ÜNAL BAŞUSTA YAZIYOR
Qantas’ın B-747-400 uçağı 280 yolcusuyla Sidney’e gitmek için Los Angeles’ten kalktıktan 3 saat sonra radar sisteminde bir arıza oluştu.
Qantas pilotları bunun üzerine kendilerinden kısa bir sure önce kalkış yapan ve 35 km. önlerinden Auckland’a uçmakta olan Air New Zealand’ın B-777-200 ekibiyle telsizle temas kurarak yardım istedi.
Her iki uçak birbirlerine bir kaç bin feet yaklaşarak 12 saat kolda uçuşlarına devam etti ve Yeni Zelandalılar icap ettikçe Qantas’a hava durum raporu iletti. Büyük bir kısmı gece geçen uçuş sırasında uykuda olan yolcular bu durumdan haberdar olmadı. Sabahın ilk ışıklarıyla uyandırılan yolculara radar arızası nedeniyle bakım için Auckland’a iniş yapılacağı ve bu arada kendilerine bütün gece refakat eden Yeni Zelanda uçağı gösterildi.

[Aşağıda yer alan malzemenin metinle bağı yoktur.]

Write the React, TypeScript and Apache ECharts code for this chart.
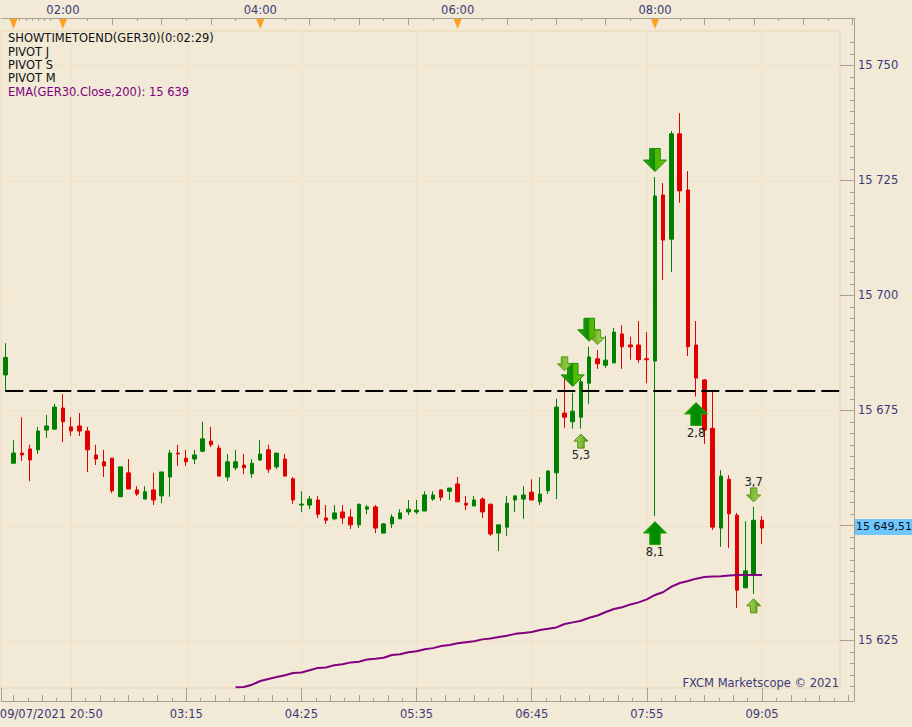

Auckland’da radar anteni değişen uçak 4 saat rötarla gideceği Sidney’e salimen ulaştı. Bu haberi alan medya sansasyonel başlıklar atarak bunu bütün dünyaya ulaştırdı. Yılın ilk aylarından beri başı dertten kurtulmayan Qantas, bu hafta da birçok haberle manşetlerde yer aldı.
Havacılık kaideleri, uçuş halindeyken radarı bozulan uçakların eğer gideceği rotadaki hava durumu fırtınalardan uzak ise uçağın yoluna devam etmesine izin veriyor. Ana görevi gökteki uçakları takip etmek ve icabında onları konumları hakkında bilgilendirmek olan yer radarlarının aksine uçak radarlarının görevi, uçağın yolunu bulmasına yardım değil yolu üzerindeki fırtına bulutlarını göstermek… Böylelikle pilotlar, bunlardan uzak durarak uçağın türbülansa girmesiyle olası zararları önlüyor.
Pilotlar rotadaki hava durumunu bildikleri halde açık deniz üzerinde uçacaklarından işlerini sağlama alarak yardım isteğinde bulunmuş ve bu istek yerine getirilmiş. Medya haberlerinde Qantas'ın Pasifik üzerinde kör uçuş yaptığı ve Yeni Zelanda uçağı sayesinde yolunu bulduğu yazılı. Bununla da kalınmamış olaya karışan uçak tipleri bile yanlış yazılmış ve yanlış resimler kullanılmış. Bu da gösteriyor ki, havacılıkta magazin haberleri yalnız bizde değil, ne kadar isim yapmış bile olsa dünya medyası için çok önemli bir rating kaynağı oluyor.
Qantas’ın eski CEO’su Geoff Dixon, 7 Kasım’da aniden dalış yaparak birçok yolcusunun yaralandığı A-330 uçağı hakkında incelemelerin devam ettiğini ve uçakta şimdiye kadar hiç bahsi geçmeyen imalat hataları bulunduğunu bildirerek bunun tamamen Airbus’ın sorunu olduğunu bildirdi.
Airbus ve Avustralya Güvenlik Bürosu raporlarına dayanarak yazdığımız yazımızda bunun bir bilgisayar hatası olduğunu belirtmiştik. Şimdi bunların doğru olmadığı çok önemli bir kaynaktan iddia edilirken, bütün A-330 uçuran şirketler Airbus’tan bu konuda gelecek açıklamaları merakla bekliyor.